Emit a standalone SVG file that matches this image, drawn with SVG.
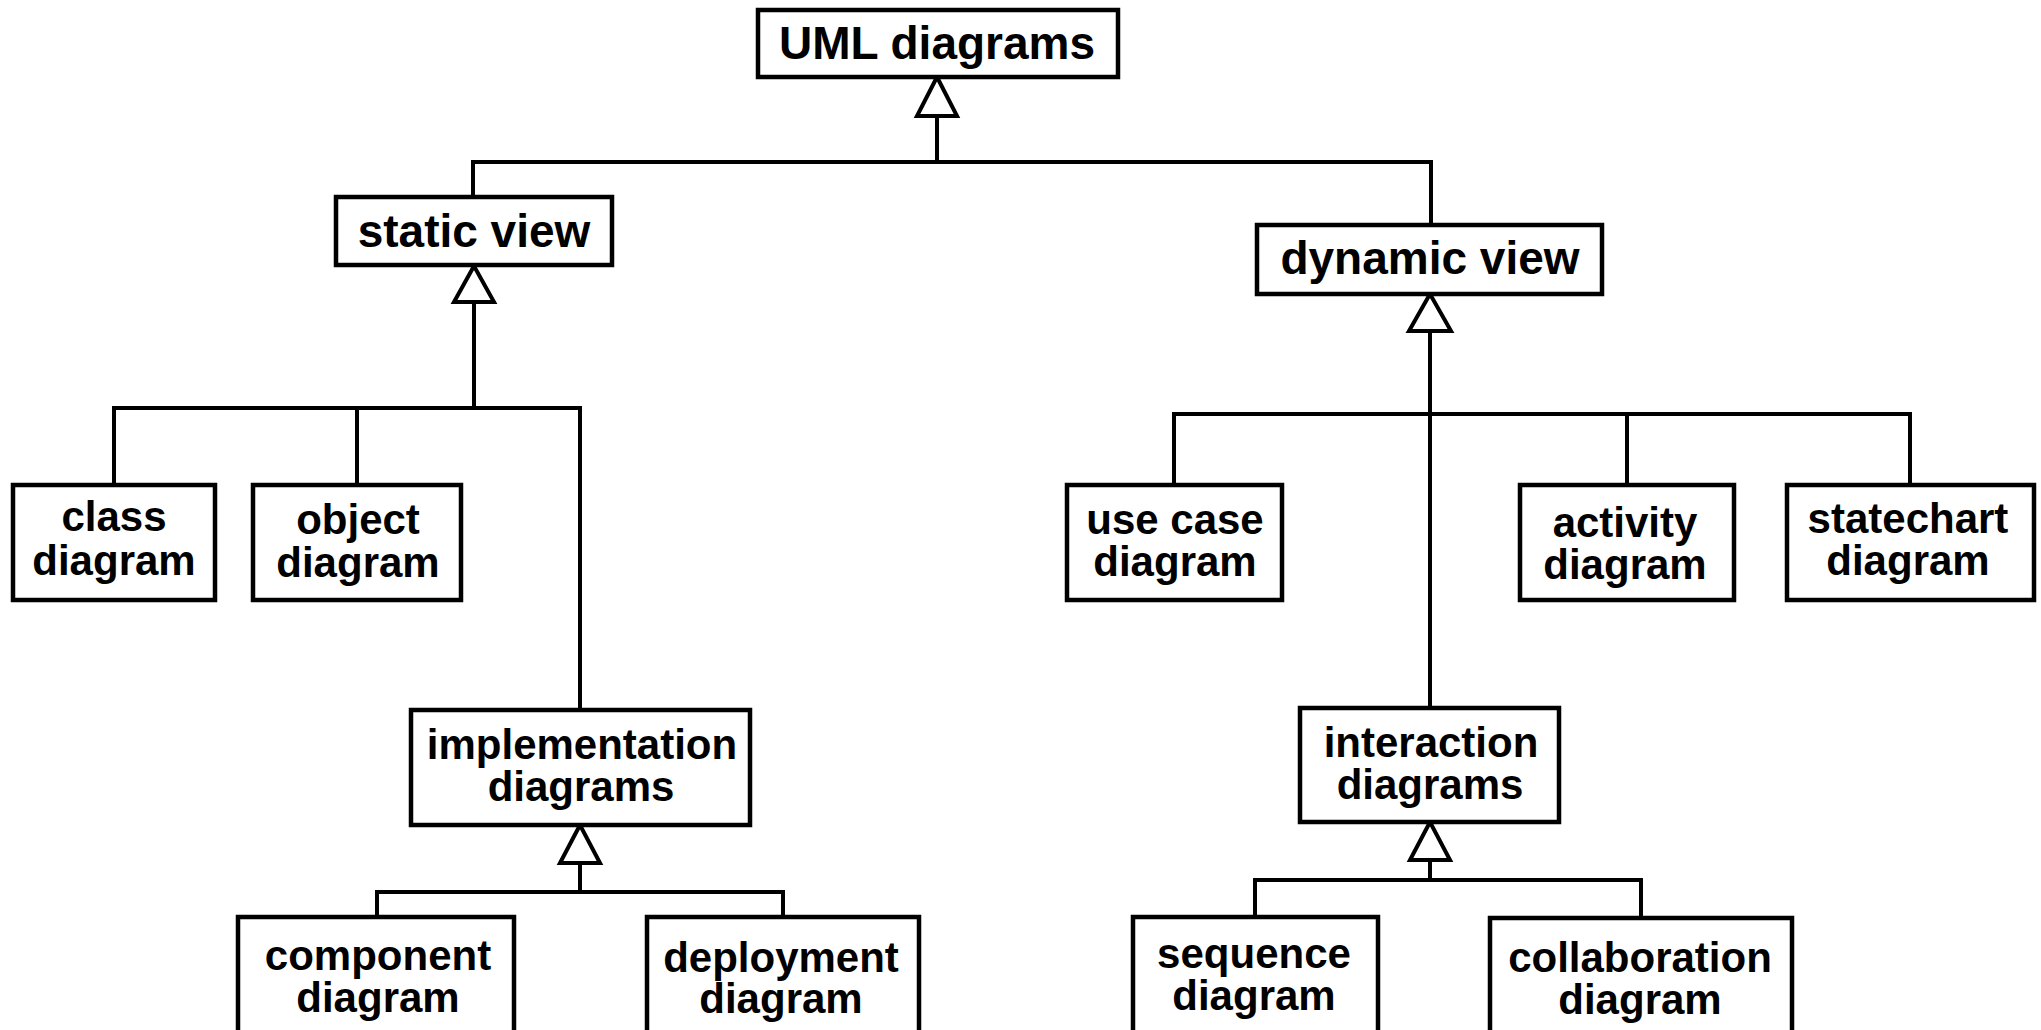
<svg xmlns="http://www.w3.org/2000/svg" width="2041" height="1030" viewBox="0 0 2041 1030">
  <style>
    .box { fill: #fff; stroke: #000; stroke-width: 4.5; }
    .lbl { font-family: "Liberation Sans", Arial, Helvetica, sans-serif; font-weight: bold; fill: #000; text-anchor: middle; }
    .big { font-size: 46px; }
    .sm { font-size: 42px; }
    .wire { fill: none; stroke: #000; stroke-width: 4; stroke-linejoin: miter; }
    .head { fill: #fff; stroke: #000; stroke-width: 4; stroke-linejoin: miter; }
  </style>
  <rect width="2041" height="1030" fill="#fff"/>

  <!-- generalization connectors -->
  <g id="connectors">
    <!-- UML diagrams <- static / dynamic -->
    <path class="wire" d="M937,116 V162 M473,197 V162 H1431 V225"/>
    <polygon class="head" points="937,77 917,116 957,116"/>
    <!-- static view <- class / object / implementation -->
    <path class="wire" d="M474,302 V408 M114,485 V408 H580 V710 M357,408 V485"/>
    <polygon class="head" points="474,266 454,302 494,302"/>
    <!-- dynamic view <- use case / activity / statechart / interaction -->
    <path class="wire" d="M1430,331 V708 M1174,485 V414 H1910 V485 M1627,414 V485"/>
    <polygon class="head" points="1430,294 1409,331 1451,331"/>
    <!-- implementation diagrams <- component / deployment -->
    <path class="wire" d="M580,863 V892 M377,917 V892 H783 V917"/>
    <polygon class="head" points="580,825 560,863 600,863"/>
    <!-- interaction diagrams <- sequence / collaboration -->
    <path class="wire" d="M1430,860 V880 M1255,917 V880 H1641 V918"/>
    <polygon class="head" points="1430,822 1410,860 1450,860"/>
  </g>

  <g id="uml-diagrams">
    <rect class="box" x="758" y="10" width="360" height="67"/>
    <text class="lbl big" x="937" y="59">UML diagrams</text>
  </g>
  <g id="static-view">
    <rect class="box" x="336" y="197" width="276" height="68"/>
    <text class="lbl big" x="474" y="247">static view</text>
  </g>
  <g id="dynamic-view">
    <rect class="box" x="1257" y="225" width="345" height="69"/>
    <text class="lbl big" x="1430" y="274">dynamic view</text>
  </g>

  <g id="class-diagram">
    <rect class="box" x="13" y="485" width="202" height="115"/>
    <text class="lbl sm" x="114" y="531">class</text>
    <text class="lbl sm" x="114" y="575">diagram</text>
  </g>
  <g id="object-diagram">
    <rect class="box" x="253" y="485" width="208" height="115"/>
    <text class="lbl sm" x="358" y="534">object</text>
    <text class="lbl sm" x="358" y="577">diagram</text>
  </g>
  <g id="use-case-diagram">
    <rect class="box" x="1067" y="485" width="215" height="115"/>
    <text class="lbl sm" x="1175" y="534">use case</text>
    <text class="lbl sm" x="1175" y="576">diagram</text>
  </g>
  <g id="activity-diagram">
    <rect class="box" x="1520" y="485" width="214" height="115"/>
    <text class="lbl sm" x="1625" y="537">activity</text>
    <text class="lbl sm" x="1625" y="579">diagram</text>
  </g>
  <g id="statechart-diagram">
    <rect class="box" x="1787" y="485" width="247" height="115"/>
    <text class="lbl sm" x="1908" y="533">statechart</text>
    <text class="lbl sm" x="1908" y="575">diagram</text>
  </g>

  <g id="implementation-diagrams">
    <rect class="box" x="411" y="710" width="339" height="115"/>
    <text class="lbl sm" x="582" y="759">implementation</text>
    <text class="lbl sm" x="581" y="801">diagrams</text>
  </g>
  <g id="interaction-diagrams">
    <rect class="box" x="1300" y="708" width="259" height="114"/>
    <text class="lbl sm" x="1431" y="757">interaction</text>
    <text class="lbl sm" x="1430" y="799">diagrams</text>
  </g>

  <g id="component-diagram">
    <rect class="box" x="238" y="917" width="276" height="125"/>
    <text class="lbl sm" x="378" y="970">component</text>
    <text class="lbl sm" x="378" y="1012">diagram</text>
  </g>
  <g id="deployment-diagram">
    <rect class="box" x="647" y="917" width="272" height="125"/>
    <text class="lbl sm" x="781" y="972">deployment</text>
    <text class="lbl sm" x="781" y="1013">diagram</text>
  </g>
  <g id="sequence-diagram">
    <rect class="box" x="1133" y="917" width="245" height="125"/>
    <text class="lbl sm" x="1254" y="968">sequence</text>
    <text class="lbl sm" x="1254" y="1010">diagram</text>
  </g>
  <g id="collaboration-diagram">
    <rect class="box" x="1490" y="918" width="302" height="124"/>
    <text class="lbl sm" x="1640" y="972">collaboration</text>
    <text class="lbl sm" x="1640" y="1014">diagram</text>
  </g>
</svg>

--

## TASK DIRECTIONS
Copy out the whole listing exactly, and don't carry over any pictures.

## SOLVED EXERCISE
Emit a standalone SVG file that matches this image, drawn with SVG.
<svg xmlns="http://www.w3.org/2000/svg" width="2041" height="1030" viewBox="0 0 2041 1030">
  <style>
    .box { fill: #fff; stroke: #000; stroke-width: 4.5; }
    .lbl { font-family: "Liberation Sans", Arial, Helvetica, sans-serif; font-weight: bold; fill: #000; text-anchor: middle; }
    .big { font-size: 46px; }
    .sm { font-size: 42px; }
    .wire { fill: none; stroke: #000; stroke-width: 4; stroke-linejoin: miter; }
    .head { fill: #fff; stroke: #000; stroke-width: 4; stroke-linejoin: miter; }
  </style>
  <rect width="2041" height="1030" fill="#fff"/>

  <!-- generalization connectors -->
  <g id="connectors">
    <!-- UML diagrams <- static / dynamic -->
    <path class="wire" d="M937,116 V162 M473,197 V162 H1431 V225"/>
    <polygon class="head" points="937,77 917,116 957,116"/>
    <!-- static view <- class / object / implementation -->
    <path class="wire" d="M474,302 V408 M114,485 V408 H580 V710 M357,408 V485"/>
    <polygon class="head" points="474,266 454,302 494,302"/>
    <!-- dynamic view <- use case / activity / statechart / interaction -->
    <path class="wire" d="M1430,331 V708 M1174,485 V414 H1910 V485 M1627,414 V485"/>
    <polygon class="head" points="1430,294 1409,331 1451,331"/>
    <!-- implementation diagrams <- component / deployment -->
    <path class="wire" d="M580,863 V892 M377,917 V892 H783 V917"/>
    <polygon class="head" points="580,825 560,863 600,863"/>
    <!-- interaction diagrams <- sequence / collaboration -->
    <path class="wire" d="M1430,860 V880 M1255,917 V880 H1641 V918"/>
    <polygon class="head" points="1430,822 1410,860 1450,860"/>
  </g>

  <g id="uml-diagrams">
    <rect class="box" x="758" y="10" width="360" height="67"/>
    <text class="lbl big" x="937" y="59">UML diagrams</text>
  </g>
  <g id="static-view">
    <rect class="box" x="336" y="197" width="276" height="68"/>
    <text class="lbl big" x="474" y="247">static view</text>
  </g>
  <g id="dynamic-view">
    <rect class="box" x="1257" y="225" width="345" height="69"/>
    <text class="lbl big" x="1430" y="274">dynamic view</text>
  </g>

  <g id="class-diagram">
    <rect class="box" x="13" y="485" width="202" height="115"/>
    <text class="lbl sm" x="114" y="531">class</text>
    <text class="lbl sm" x="114" y="575">diagram</text>
  </g>
  <g id="object-diagram">
    <rect class="box" x="253" y="485" width="208" height="115"/>
    <text class="lbl sm" x="358" y="534">object</text>
    <text class="lbl sm" x="358" y="577">diagram</text>
  </g>
  <g id="use-case-diagram">
    <rect class="box" x="1067" y="485" width="215" height="115"/>
    <text class="lbl sm" x="1175" y="534">use case</text>
    <text class="lbl sm" x="1175" y="576">diagram</text>
  </g>
  <g id="activity-diagram">
    <rect class="box" x="1520" y="485" width="214" height="115"/>
    <text class="lbl sm" x="1625" y="537">activity</text>
    <text class="lbl sm" x="1625" y="579">diagram</text>
  </g>
  <g id="statechart-diagram">
    <rect class="box" x="1787" y="485" width="247" height="115"/>
    <text class="lbl sm" x="1908" y="533">statechart</text>
    <text class="lbl sm" x="1908" y="575">diagram</text>
  </g>

  <g id="implementation-diagrams">
    <rect class="box" x="411" y="710" width="339" height="115"/>
    <text class="lbl sm" x="582" y="759">implementation</text>
    <text class="lbl sm" x="581" y="801">diagrams</text>
  </g>
  <g id="interaction-diagrams">
    <rect class="box" x="1300" y="708" width="259" height="114"/>
    <text class="lbl sm" x="1431" y="757">interaction</text>
    <text class="lbl sm" x="1430" y="799">diagrams</text>
  </g>

  <g id="component-diagram">
    <rect class="box" x="238" y="917" width="276" height="125"/>
    <text class="lbl sm" x="378" y="970">component</text>
    <text class="lbl sm" x="378" y="1012">diagram</text>
  </g>
  <g id="deployment-diagram">
    <rect class="box" x="647" y="917" width="272" height="125"/>
    <text class="lbl sm" x="781" y="972">deployment</text>
    <text class="lbl sm" x="781" y="1013">diagram</text>
  </g>
  <g id="sequence-diagram">
    <rect class="box" x="1133" y="917" width="245" height="125"/>
    <text class="lbl sm" x="1254" y="968">sequence</text>
    <text class="lbl sm" x="1254" y="1010">diagram</text>
  </g>
  <g id="collaboration-diagram">
    <rect class="box" x="1490" y="918" width="302" height="124"/>
    <text class="lbl sm" x="1640" y="972">collaboration</text>
    <text class="lbl sm" x="1640" y="1014">diagram</text>
  </g>
</svg>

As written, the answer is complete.